— Begin EXTRACTED DATA —

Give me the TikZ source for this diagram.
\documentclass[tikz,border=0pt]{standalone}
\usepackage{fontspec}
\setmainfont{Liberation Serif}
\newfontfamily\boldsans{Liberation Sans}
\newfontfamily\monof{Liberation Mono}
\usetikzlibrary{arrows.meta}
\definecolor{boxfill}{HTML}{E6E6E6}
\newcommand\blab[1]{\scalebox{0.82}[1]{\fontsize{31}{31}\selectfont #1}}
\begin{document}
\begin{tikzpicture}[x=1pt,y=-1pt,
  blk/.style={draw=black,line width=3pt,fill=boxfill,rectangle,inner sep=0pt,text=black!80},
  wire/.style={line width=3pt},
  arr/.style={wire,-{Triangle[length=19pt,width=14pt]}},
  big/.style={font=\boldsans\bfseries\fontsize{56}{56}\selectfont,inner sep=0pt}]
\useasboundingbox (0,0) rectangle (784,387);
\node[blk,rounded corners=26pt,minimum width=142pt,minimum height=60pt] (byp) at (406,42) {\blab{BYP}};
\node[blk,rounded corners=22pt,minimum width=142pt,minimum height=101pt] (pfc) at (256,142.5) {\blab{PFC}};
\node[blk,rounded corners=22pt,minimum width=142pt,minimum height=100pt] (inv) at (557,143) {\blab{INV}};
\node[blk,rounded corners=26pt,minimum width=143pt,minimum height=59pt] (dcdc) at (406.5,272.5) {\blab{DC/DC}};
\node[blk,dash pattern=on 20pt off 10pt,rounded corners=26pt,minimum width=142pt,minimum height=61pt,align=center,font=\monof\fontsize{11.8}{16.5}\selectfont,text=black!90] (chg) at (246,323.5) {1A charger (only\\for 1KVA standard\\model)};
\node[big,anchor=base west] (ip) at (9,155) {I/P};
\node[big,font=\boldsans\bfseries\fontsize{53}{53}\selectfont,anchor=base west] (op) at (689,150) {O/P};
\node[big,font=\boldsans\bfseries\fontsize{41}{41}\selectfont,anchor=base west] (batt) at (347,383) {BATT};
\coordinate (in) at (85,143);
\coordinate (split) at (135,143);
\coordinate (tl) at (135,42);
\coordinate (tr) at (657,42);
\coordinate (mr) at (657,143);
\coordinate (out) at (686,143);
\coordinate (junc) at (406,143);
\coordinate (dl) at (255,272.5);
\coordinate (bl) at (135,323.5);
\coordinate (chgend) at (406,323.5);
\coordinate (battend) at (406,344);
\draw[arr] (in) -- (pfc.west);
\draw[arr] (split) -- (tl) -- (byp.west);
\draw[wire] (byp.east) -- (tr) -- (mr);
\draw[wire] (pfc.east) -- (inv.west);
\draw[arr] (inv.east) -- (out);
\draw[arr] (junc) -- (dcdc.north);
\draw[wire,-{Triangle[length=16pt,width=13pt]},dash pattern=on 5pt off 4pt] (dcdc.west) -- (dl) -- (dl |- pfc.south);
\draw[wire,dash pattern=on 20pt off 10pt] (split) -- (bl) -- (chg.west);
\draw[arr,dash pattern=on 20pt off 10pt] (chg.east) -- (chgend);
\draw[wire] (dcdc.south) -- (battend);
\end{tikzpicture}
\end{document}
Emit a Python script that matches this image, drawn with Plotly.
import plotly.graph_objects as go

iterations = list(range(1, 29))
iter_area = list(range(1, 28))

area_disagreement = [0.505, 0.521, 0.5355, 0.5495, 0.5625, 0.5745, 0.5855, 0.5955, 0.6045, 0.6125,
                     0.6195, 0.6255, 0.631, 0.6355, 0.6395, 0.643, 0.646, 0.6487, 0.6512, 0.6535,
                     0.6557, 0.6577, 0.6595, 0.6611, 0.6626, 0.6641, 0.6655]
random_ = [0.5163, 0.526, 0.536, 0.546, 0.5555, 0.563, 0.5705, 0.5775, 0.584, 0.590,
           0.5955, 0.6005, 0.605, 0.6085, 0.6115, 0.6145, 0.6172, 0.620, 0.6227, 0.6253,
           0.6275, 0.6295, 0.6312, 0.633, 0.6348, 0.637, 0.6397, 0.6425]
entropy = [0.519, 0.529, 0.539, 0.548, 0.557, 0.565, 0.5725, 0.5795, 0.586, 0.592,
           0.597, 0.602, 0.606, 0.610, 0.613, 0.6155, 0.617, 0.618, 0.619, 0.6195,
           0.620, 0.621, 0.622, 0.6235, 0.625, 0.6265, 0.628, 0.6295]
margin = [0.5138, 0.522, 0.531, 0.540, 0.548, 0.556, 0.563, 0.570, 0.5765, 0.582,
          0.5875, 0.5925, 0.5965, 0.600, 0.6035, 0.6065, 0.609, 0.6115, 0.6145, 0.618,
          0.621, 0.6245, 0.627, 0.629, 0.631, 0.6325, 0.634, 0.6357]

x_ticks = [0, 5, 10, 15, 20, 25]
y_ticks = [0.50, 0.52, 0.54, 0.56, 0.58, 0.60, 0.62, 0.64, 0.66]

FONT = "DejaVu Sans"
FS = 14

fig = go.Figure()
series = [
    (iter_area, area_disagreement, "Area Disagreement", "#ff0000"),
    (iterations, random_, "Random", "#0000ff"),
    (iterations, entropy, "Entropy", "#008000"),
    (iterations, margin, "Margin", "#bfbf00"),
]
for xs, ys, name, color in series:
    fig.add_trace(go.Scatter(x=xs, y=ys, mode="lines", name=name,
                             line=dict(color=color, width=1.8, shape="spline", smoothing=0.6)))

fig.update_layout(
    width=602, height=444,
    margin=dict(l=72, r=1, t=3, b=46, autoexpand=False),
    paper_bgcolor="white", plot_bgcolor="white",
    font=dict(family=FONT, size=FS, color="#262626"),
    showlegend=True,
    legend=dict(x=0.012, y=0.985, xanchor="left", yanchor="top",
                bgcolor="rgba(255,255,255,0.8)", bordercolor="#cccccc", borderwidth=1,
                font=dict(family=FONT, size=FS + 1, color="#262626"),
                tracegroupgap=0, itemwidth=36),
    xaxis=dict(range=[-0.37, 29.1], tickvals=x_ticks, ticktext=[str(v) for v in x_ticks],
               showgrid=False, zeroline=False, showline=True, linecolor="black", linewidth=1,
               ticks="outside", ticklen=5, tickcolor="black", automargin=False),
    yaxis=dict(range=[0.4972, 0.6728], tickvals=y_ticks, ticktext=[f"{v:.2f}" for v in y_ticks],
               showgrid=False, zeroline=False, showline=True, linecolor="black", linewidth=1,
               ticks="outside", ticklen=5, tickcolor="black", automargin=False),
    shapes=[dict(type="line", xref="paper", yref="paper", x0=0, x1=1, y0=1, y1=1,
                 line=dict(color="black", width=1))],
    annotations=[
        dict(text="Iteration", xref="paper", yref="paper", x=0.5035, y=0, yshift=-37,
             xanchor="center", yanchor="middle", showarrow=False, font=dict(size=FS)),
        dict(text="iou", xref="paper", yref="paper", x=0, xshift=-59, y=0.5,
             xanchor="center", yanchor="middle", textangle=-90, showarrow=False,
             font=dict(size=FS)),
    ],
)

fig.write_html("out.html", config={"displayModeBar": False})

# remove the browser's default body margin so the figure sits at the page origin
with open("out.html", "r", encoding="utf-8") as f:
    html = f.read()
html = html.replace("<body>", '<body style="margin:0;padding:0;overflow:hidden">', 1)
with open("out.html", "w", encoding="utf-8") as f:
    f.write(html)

— End EXTRACTED DATA —

» **PROBLEM TO WORK ON**
Reproduce each line of the material above precisely.

» **OUTPUT BELOW**
Give me the TikZ source for this diagram.
\documentclass[tikz,border=0pt]{standalone}
\usepackage{fontspec}
\setmainfont{Liberation Serif}
\newfontfamily\boldsans{Liberation Sans}
\newfontfamily\monof{Liberation Mono}
\usetikzlibrary{arrows.meta}
\definecolor{boxfill}{HTML}{E6E6E6}
\newcommand\blab[1]{\scalebox{0.82}[1]{\fontsize{31}{31}\selectfont #1}}
\begin{document}
\begin{tikzpicture}[x=1pt,y=-1pt,
  blk/.style={draw=black,line width=3pt,fill=boxfill,rectangle,inner sep=0pt,text=black!80},
  wire/.style={line width=3pt},
  arr/.style={wire,-{Triangle[length=19pt,width=14pt]}},
  big/.style={font=\boldsans\bfseries\fontsize{56}{56}\selectfont,inner sep=0pt}]
\useasboundingbox (0,0) rectangle (784,387);
\node[blk,rounded corners=26pt,minimum width=142pt,minimum height=60pt] (byp) at (406,42) {\blab{BYP}};
\node[blk,rounded corners=22pt,minimum width=142pt,minimum height=101pt] (pfc) at (256,142.5) {\blab{PFC}};
\node[blk,rounded corners=22pt,minimum width=142pt,minimum height=100pt] (inv) at (557,143) {\blab{INV}};
\node[blk,rounded corners=26pt,minimum width=143pt,minimum height=59pt] (dcdc) at (406.5,272.5) {\blab{DC/DC}};
\node[blk,dash pattern=on 20pt off 10pt,rounded corners=26pt,minimum width=142pt,minimum height=61pt,align=center,font=\monof\fontsize{11.8}{16.5}\selectfont,text=black!90] (chg) at (246,323.5) {1A charger (only\\for 1KVA standard\\model)};
\node[big,anchor=base west] (ip) at (9,155) {I/P};
\node[big,font=\boldsans\bfseries\fontsize{53}{53}\selectfont,anchor=base west] (op) at (689,150) {O/P};
\node[big,font=\boldsans\bfseries\fontsize{41}{41}\selectfont,anchor=base west] (batt) at (347,383) {BATT};
\coordinate (in) at (85,143);
\coordinate (split) at (135,143);
\coordinate (tl) at (135,42);
\coordinate (tr) at (657,42);
\coordinate (mr) at (657,143);
\coordinate (out) at (686,143);
\coordinate (junc) at (406,143);
\coordinate (dl) at (255,272.5);
\coordinate (bl) at (135,323.5);
\coordinate (chgend) at (406,323.5);
\coordinate (battend) at (406,344);
\draw[arr] (in) -- (pfc.west);
\draw[arr] (split) -- (tl) -- (byp.west);
\draw[wire] (byp.east) -- (tr) -- (mr);
\draw[wire] (pfc.east) -- (inv.west);
\draw[arr] (inv.east) -- (out);
\draw[arr] (junc) -- (dcdc.north);
\draw[wire,-{Triangle[length=16pt,width=13pt]},dash pattern=on 5pt off 4pt] (dcdc.west) -- (dl) -- (dl |- pfc.south);
\draw[wire,dash pattern=on 20pt off 10pt] (split) -- (bl) -- (chg.west);
\draw[arr,dash pattern=on 20pt off 10pt] (chg.east) -- (chgend);
\draw[wire] (dcdc.south) -- (battend);
\end{tikzpicture}
\end{document}
Emit a Python script that matches this image, drawn with Plotly.
import plotly.graph_objects as go

iterations = list(range(1, 29))
iter_area = list(range(1, 28))

area_disagreement = [0.505, 0.521, 0.5355, 0.5495, 0.5625, 0.5745, 0.5855, 0.5955, 0.6045, 0.6125,
                     0.6195, 0.6255, 0.631, 0.6355, 0.6395, 0.643, 0.646, 0.6487, 0.6512, 0.6535,
                     0.6557, 0.6577, 0.6595, 0.6611, 0.6626, 0.6641, 0.6655]
random_ = [0.5163, 0.526, 0.536, 0.546, 0.5555, 0.563, 0.5705, 0.5775, 0.584, 0.590,
           0.5955, 0.6005, 0.605, 0.6085, 0.6115, 0.6145, 0.6172, 0.620, 0.6227, 0.6253,
           0.6275, 0.6295, 0.6312, 0.633, 0.6348, 0.637, 0.6397, 0.6425]
entropy = [0.519, 0.529, 0.539, 0.548, 0.557, 0.565, 0.5725, 0.5795, 0.586, 0.592,
           0.597, 0.602, 0.606, 0.610, 0.613, 0.6155, 0.617, 0.618, 0.619, 0.6195,
           0.620, 0.621, 0.622, 0.6235, 0.625, 0.6265, 0.628, 0.6295]
margin = [0.5138, 0.522, 0.531, 0.540, 0.548, 0.556, 0.563, 0.570, 0.5765, 0.582,
          0.5875, 0.5925, 0.5965, 0.600, 0.6035, 0.6065, 0.609, 0.6115, 0.6145, 0.618,
          0.621, 0.6245, 0.627, 0.629, 0.631, 0.6325, 0.634, 0.6357]

x_ticks = [0, 5, 10, 15, 20, 25]
y_ticks = [0.50, 0.52, 0.54, 0.56, 0.58, 0.60, 0.62, 0.64, 0.66]

FONT = "DejaVu Sans"
FS = 14

fig = go.Figure()
series = [
    (iter_area, area_disagreement, "Area Disagreement", "#ff0000"),
    (iterations, random_, "Random", "#0000ff"),
    (iterations, entropy, "Entropy", "#008000"),
    (iterations, margin, "Margin", "#bfbf00"),
]
for xs, ys, name, color in series:
    fig.add_trace(go.Scatter(x=xs, y=ys, mode="lines", name=name,
                             line=dict(color=color, width=1.8, shape="spline", smoothing=0.6)))

fig.update_layout(
    width=602, height=444,
    margin=dict(l=72, r=1, t=3, b=46, autoexpand=False),
    paper_bgcolor="white", plot_bgcolor="white",
    font=dict(family=FONT, size=FS, color="#262626"),
    showlegend=True,
    legend=dict(x=0.012, y=0.985, xanchor="left", yanchor="top",
                bgcolor="rgba(255,255,255,0.8)", bordercolor="#cccccc", borderwidth=1,
                font=dict(family=FONT, size=FS + 1, color="#262626"),
                tracegroupgap=0, itemwidth=36),
    xaxis=dict(range=[-0.37, 29.1], tickvals=x_ticks, ticktext=[str(v) for v in x_ticks],
               showgrid=False, zeroline=False, showline=True, linecolor="black", linewidth=1,
               ticks="outside", ticklen=5, tickcolor="black", automargin=False),
    yaxis=dict(range=[0.4972, 0.6728], tickvals=y_ticks, ticktext=[f"{v:.2f}" for v in y_ticks],
               showgrid=False, zeroline=False, showline=True, linecolor="black", linewidth=1,
               ticks="outside", ticklen=5, tickcolor="black", automargin=False),
    shapes=[dict(type="line", xref="paper", yref="paper", x0=0, x1=1, y0=1, y1=1,
                 line=dict(color="black", width=1))],
    annotations=[
        dict(text="Iteration", xref="paper", yref="paper", x=0.5035, y=0, yshift=-37,
             xanchor="center", yanchor="middle", showarrow=False, font=dict(size=FS)),
        dict(text="iou", xref="paper", yref="paper", x=0, xshift=-59, y=0.5,
             xanchor="center", yanchor="middle", textangle=-90, showarrow=False,
             font=dict(size=FS)),
    ],
)

fig.write_html("out.html", config={"displayModeBar": False})

# remove the browser's default body margin so the figure sits at the page origin
with open("out.html", "r", encoding="utf-8") as f:
    html = f.read()
html = html.replace("<body>", '<body style="margin:0;padding:0;overflow:hidden">', 1)
with open("out.html", "w", encoding="utf-8") as f:
    f.write(html)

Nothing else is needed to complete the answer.